Server cluster networks
Updated: January 21, 2005
Applies To: Windows Server 2003, Windows Server 2003 R2, Windows Server 2003 with SP1, Windows Server 2003 with SP2
Server cluster networks
A network (sometimes called an interconnect) performs one of the following roles in a cluster:
A private network carries internal cluster communication. The Cluster service authenticates all internal communication, but administrators who are particularly concerned about security can restrict internal communication to physically secure networks.
A public network provides client systems with access to cluster application services. IP Address resources are created on networks that provide clients with access to cluster services.
A mixed (public-and-private) network carries internal cluster communication and connects client systems to cluster application services.
A network that is not enabled for use by the cluster (that is, neither public nor private) carries traffic unrelated to cluster operation.
Make certain that the private network is at the top of the Network Priority list for internal node-to-node communication in the cluster. For more information, see Change network priority for communication between nodes.
Tolerating network failure
The Cluster service uses all available private and mixed networks for internal communication. Configure multiple networks as private or mixed to protect the cluster from a single network failure.
If there is only one such network available and it fails, the cluster nodes stop communicating with each other. When two nodes are unable to communicate, they are said to be partitioned. After two nodes become partitioned, the Cluster service automatically shuts down on one node to guarantee the consistency of application data and the cluster configuration. This can lead to the unavailability of all cluster resources.
For example, if each node has only one network adapter, and the network cable on one of the nodes fails, each node (because it is unable to communicate with the other) attempts to take control of the quorum resource. There is no guarantee that the node with a functioning network connection will gain control of the quorum resource. If the node with the failed network cable gains control, the entire cluster is unavailable to network clients.

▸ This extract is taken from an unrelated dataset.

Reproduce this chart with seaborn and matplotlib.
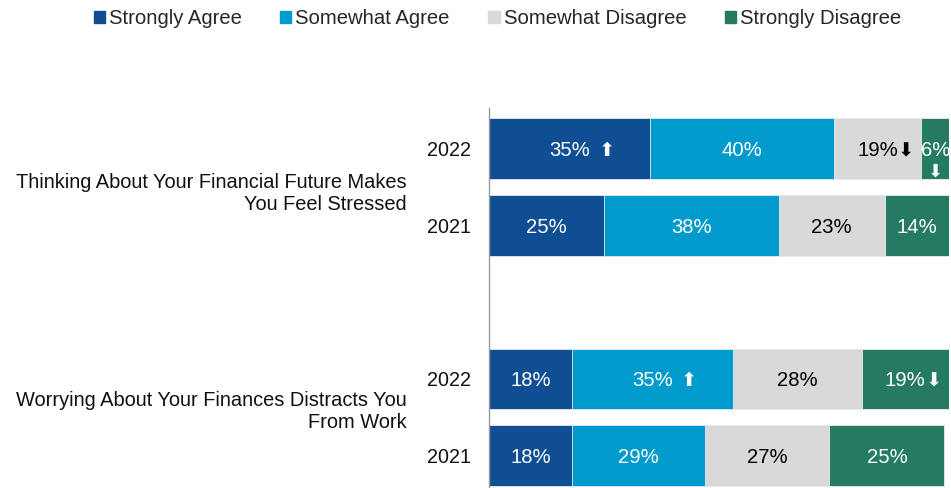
import matplotlib
matplotlib.use("Agg")
import matplotlib.pyplot as plt
import matplotlib.patches as mpatches
import numpy as np
import pandas as pd
import seaborn as sns

# Survey responses (percent of respondents)
questions = [
    "Thinking About Your Financial Future Makes\nYou Feel Stressed",
    "Worrying About Your Finances Distracts You\nFrom Work",
]
years = ["2022", "2021"]
categories = ["Strongly Agree", "Somewhat Agree", "Somewhat Disagree", "Strongly Disagree"]

# one entry per bar: Q1-2022, Q1-2021, Q2-2022, Q2-2021
strongly_agree = [35, 25, 18, 18]
somewhat_agree = [40, 38, 35, 29]
somewhat_disagree = [19, 23, 28, 27]
strongly_disagree = [6, 14, 19, 25]

# significant year-over-year change markers per segment
trend_strongly_agree = ["up", "", "", ""]
trend_somewhat_agree = ["", "", "up", ""]
trend_somewhat_disagree = ["down", "", "", ""]
trend_strongly_disagree = ["down", "", "down", ""]

colors = ["#104E94", "#009ACD", "#D9D9D9", "#247A62"]
text_colors = ["white", "white", "black", "white"]

sns.set_theme(style="white")
plt.rcParams["font.family"] = ["Liberation Sans", "DejaVu Sans"]

FS = 14.6

rows = [f"{q}|{y}" for q in range(len(questions)) for y in years]
order = [rows[0], rows[1], "spacer", rows[2], rows[3]]

values = np.array([strongly_agree, somewhat_agree, somewhat_disagree, strongly_disagree], dtype=float)
trends = [trend_strongly_agree, trend_somewhat_agree, trend_somewhat_disagree, trend_strongly_disagree]
cum = values.cumsum(axis=0)

fig = plt.figure(figsize=(9.51, 4.88), dpi=100)
ax = fig.add_axes([489 / 951, 0.0, 460 / 951, 380 / 488])

# stacked bars: draw cumulative totals from the widest to the narrowest
for k in reversed(range(len(categories))):
    df = pd.DataFrame({"row": rows, "cum": cum[k]})
    sns.barplot(data=df, x="cum", y="row", order=order, orient="h",
                color=colors[k], saturation=1, width=0.79, errorbar=None,
                edgecolor="#e6edf3", linewidth=0.6, ax=ax)

ax.set_xlim(0, 100)
ax.set_ylim(4.42, -0.53)

pos = [0, 1, 3, 4]
ax.set_yticks(pos)
ax.set_yticklabels(years * len(questions), fontsize=14.2, color="#111111")
ax.tick_params(axis="y", length=0, pad=13)
ax.set_xticks([])
ax.set_xlabel("")
ax.set_ylabel("")
for side in ["top", "right", "bottom"]:
    ax.spines[side].set_visible(False)
ax.spines["left"].set_color("#9a9a9a")
ax.spines["left"].set_linewidth(1.0)

arrows = {"up": "\u2B06", "down": "\u2B07"}

# value labels with change arrows
for i, p in enumerate(pos):
    for k in range(len(categories)):
        v = values[k, i]
        center = cum[k, i] - v / 2
        t = ax.text(center, p, f"{int(v)}%", ha="center", va="center_baseline",
                    fontsize=FS, color=text_colors[k])
        tr = trends[k][i]
        if not tr:
            continue
        if v < 10:
            ax.annotate(arrows[tr], xy=(0.5, 0.0), xycoords=t, xytext=(0, -2),
                        textcoords="offset points", ha="center", va="top",
                        fontsize=13, color=text_colors[k],
                        family=["DejaVu Sans"])
        else:
            gap = 6 if tr == "up" else 0
            ax.annotate(arrows[tr], xy=(1.0, 0.5), xycoords=t, xytext=(gap, 0),
                        textcoords="offset points", ha="left", va="center",
                        fontsize=14, color=text_colors[k],
                        family=["DejaVu Sans"])

# question labels to the left of each pair of bars
trans = ax.get_yaxis_transform()
for y, q in zip([0.59, 3.43], questions):
    ax.text((407 - 489) / 460, y, q, transform=trans, ha="right", va="center",
            multialignment="right", fontsize=14.4, color="#111111",
            linespacing=1.2)

handles = [mpatches.Patch(color=c, label=l) for c, l in zip(colors, categories)]
fig.legend(handles=handles, loc="center", bbox_to_anchor=(0.523, 0.962), ncol=4,
           frameon=False, fontsize=FS, handlelength=0.55, handleheight=0.55,
           handletextpad=0.2, columnspacing=1.9, borderaxespad=0)

fig.savefig("out.png", dpi=100)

However, if each node has at least two networks and both networks are configured for internal communication (for example both are mixed networks), the Cluster service can tolerate network failures. In this scenario, the Cluster service can detect a public network adapter failure and fail over all resources that depend on that adapter (through its IP address) to a node where this network is available. This is accomplished because the private network is still functioning properly. If, on the other hand, an adapter on the private network fails, the Cluster service can use the public network for internal communication. This is accomplished because the public network is mixed, allowing both internal and client traffic.
Note that there must be a unique subnet for each network in the Cluster.
The Cluster service does not use public-only networks for internal communication, even if a public network is the only available network. For example, suppose a cluster has Network A configured as private and Network B configured as public, and Network A fails. The Cluster service does not use Network B because it is public only; thus, the nodes stop communicating and the cluster breaks apart.